As per the merger terms, shareholders of Sapphire Foods will receive 177 shares of Devyani International for every 100 shares they hold. The combined entity will operate more than 3,000 restaurants across India and select international markets, making it a dominant player in the organised fast-food segment. The portfolio will include popular global brands such as KFC, Pizza Hut and Costa Coffee.
The merger is expected to take around 12 to 15 months to complete and will be subject to approvals from shareholders, regulators and other statutory authorities. The appointed date for the merger is April 1, 2026.
The move comes at a time when India’s QSR sector is facing pressure from slowing urban demand, rising input costs and intense competition.
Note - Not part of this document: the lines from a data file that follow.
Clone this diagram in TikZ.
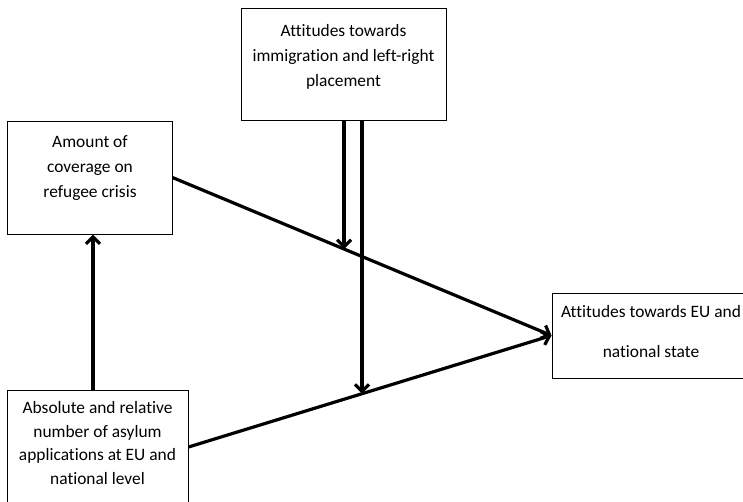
\documentclass[tikz,border=0pt]{standalone}
\usepackage{fontspec}
\setmainfont{Carlito}[Ligatures=NoCommon]
\usetikzlibrary{arrows.meta}
\usetikzlibrary{positioning}
\newcommand{\boxfont}{\fontsize{17.4}{25}\selectfont}
\tikzset{
    box/.style={draw, rectangle, line width=1pt, inner sep=0pt},
    boxtext/.style={align=center, inner sep=0pt, font=\boxfont},
    link/.style={line width=3.2pt, -{Straight Barb[length=7pt, width=14pt, line width=3.2pt]}}
}

\begin{document}
\begin{tikzpicture}[x=1pt, y=-1pt]
    \useasboundingbox (0,0) rectangle (743,501);

    % boxes
    \node[box, minimum width=205pt, minimum height=112pt] (att) at (343.5,64) {};
    \node[box, minimum width=165pt, minimum height=113pt] (cov) at (89.5,177.5) {};
    \node[box, minimum width=181pt, minimum height=114pt] (asy) at (97.5,447) {};
    \node[box, minimum width=198pt, minimum height=85pt] (eu) at (651,335.5) {};

    % texts
    \node[boxtext] (attText) at (343.5,57) {Attitudes towards\\immigration and left-right\\placement};
    \node[boxtext] (covText) at (90,168) {Amount of\\coverage on\\refugee crisis};
    \node[boxtext, font=\fontsize{17.4}{23.5}\selectfont] (asyText) at (97.5,443) {Absolute and relative\\number of asylum\\applications at EU and\\national level};
    \node[boxtext, font=\fontsize{17.4}{40}\selectfont] (euText) at (651,332) {Attitudes towards EU and\\national state};

    % links
    \draw[link] (cov.east) -- (eu.west) coordinate[pos=0.4526] (m1);
    \draw[link] (asy.east) -- (eu.west) coordinate[pos=0.478] (m2);
    \draw[link] ([xshift=-4.5pt]asy.north) -- ([xshift=-4.5pt]asy.north |- cov.south);
    \draw[link] (att.south -| m1) -- (m1);
    \draw[link] (att.south -| m2) -- (m2);
\end{tikzpicture}
\end{document}
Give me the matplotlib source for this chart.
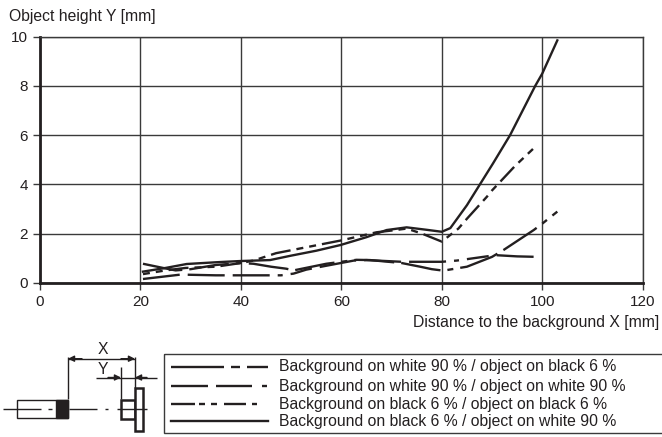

By combining operations, the two companies aim to achieve economies of scale, improve supply chain efficiencies, reduce overhead costs and strengthen their negotiating power with suppliers and landlords.
Sapphire Foods currently operates KFC and Pizza Hut outlets across India and Sri Lanka, while Devyani International runs a wide network of KFC, Pizza Hut and Costa Coffee stores in India and overseas markets. The merger will also simplify Yum! Brands’ franchise structure in India by bringing most of its key outlets under one large operator.
The stock market reacted swiftly to the announcement. Shares of Devyani International rose sharply, reflecting investor optimism about the benefits of scale and long-term growth prospects. In contrast, Sapphire Foods shares came under pressure, as investors assessed the share-swap valuation and near-term integration challenges.
Experts in the industry are of the opinion that this merger could strengthen profitability over the long term if synergies are executed well, though short-term challenges related to integration, demand recovery and cost control remain. Once completed, the combined company is expected to be better positioned to expand aggressively and compete with other major fast-food chains in India’s growing QSR market.